## EXERCISE BRIEF:
Copy every line in the records below that contains the word "this".

## RECORDS FOR THE EXERCISE:
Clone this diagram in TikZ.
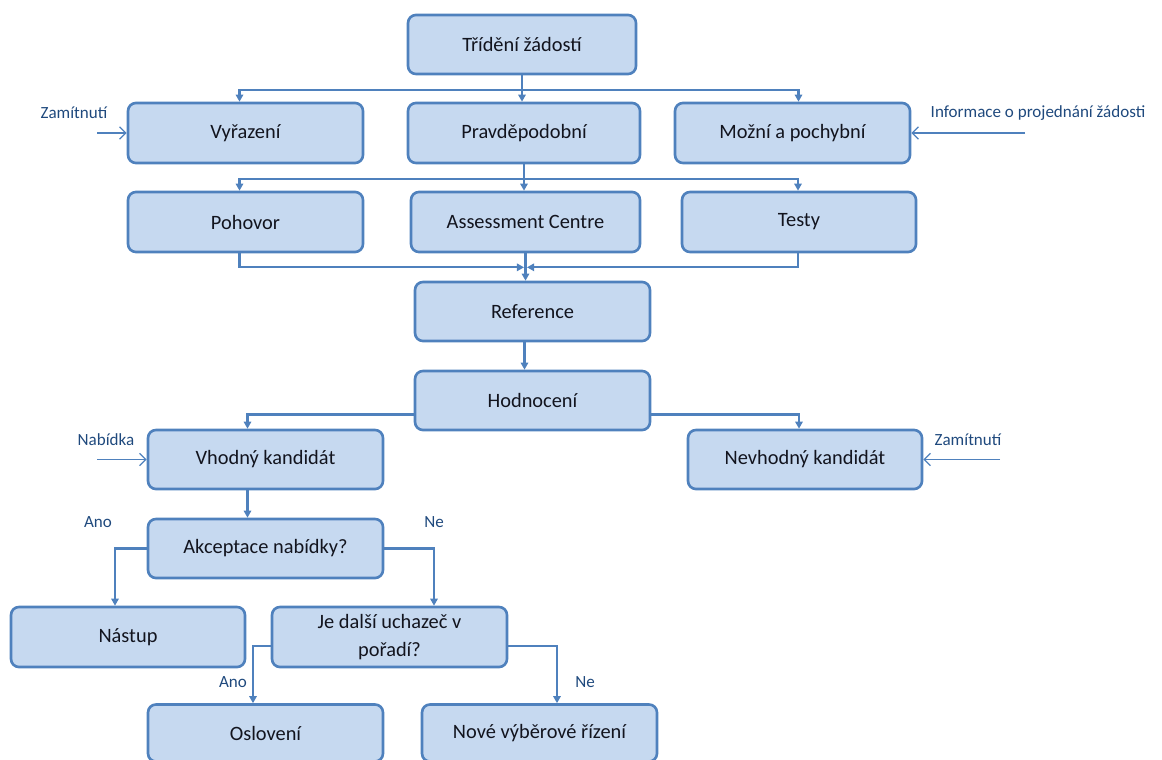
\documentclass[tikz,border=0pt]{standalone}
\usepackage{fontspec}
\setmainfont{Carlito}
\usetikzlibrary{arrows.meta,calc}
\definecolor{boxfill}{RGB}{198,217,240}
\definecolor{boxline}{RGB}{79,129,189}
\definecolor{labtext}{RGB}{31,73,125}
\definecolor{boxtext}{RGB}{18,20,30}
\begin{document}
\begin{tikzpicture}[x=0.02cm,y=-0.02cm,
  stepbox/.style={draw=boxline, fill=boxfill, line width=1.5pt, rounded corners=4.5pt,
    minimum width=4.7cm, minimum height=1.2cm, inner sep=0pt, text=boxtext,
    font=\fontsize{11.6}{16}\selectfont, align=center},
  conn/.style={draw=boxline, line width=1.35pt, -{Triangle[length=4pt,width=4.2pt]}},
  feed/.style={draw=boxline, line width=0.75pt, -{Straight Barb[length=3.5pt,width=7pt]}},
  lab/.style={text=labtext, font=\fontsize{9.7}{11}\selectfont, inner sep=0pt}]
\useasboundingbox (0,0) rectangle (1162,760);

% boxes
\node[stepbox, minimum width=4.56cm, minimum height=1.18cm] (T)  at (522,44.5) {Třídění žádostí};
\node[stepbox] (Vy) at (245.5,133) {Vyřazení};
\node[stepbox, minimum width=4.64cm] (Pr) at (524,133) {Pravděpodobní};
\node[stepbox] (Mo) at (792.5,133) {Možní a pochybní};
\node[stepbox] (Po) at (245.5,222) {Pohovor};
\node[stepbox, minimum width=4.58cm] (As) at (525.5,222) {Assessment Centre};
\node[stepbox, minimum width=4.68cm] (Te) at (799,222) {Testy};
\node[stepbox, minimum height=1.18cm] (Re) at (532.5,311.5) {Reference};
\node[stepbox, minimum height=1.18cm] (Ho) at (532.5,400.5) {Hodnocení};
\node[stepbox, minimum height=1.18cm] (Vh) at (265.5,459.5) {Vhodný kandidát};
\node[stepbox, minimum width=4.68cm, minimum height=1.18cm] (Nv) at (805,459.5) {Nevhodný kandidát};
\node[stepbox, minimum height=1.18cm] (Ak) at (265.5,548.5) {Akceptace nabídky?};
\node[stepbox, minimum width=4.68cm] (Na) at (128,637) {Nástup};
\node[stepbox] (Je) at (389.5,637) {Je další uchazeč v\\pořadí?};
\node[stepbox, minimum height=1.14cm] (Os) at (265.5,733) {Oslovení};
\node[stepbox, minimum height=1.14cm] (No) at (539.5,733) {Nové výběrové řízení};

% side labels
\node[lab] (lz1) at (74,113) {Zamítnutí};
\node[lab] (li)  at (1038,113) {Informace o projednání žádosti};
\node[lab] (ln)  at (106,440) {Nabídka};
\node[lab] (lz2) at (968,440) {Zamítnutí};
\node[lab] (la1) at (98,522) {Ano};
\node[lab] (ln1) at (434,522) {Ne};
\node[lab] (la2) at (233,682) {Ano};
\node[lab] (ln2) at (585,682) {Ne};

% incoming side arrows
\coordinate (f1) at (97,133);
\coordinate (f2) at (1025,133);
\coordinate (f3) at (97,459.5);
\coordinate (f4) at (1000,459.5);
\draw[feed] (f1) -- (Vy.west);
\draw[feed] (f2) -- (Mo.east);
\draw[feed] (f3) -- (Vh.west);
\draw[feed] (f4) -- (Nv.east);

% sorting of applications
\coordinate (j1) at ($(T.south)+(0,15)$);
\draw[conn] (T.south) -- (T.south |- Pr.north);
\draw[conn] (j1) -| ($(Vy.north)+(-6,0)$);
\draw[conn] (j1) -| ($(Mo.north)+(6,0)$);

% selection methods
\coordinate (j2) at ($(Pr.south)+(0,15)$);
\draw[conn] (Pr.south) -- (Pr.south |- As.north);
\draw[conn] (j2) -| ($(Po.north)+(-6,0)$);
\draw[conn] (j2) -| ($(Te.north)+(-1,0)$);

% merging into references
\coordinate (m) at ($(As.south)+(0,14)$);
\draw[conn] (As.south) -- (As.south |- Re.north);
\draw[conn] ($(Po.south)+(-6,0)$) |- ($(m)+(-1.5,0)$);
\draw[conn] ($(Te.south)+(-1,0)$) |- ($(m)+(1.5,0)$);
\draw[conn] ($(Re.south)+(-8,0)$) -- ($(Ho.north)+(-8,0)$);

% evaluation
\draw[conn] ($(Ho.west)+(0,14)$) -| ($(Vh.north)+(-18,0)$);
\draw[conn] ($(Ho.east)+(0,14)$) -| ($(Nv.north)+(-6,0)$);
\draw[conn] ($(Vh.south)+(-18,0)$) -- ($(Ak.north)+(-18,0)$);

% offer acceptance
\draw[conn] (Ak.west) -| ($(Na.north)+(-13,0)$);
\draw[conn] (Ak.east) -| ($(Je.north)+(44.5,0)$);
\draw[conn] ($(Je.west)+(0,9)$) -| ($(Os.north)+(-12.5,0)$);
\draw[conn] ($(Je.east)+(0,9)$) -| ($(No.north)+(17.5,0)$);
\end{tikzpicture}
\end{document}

==

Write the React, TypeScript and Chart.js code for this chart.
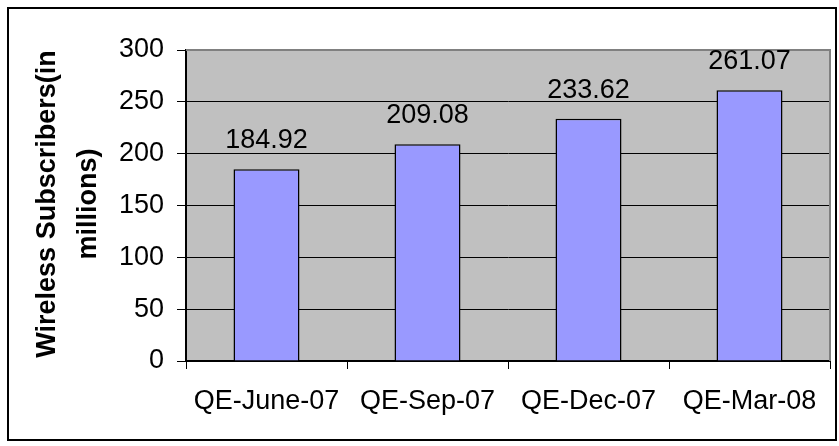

## RESULT:
Clone this diagram in TikZ.
Write the React, TypeScript and Chart.js code for this chart.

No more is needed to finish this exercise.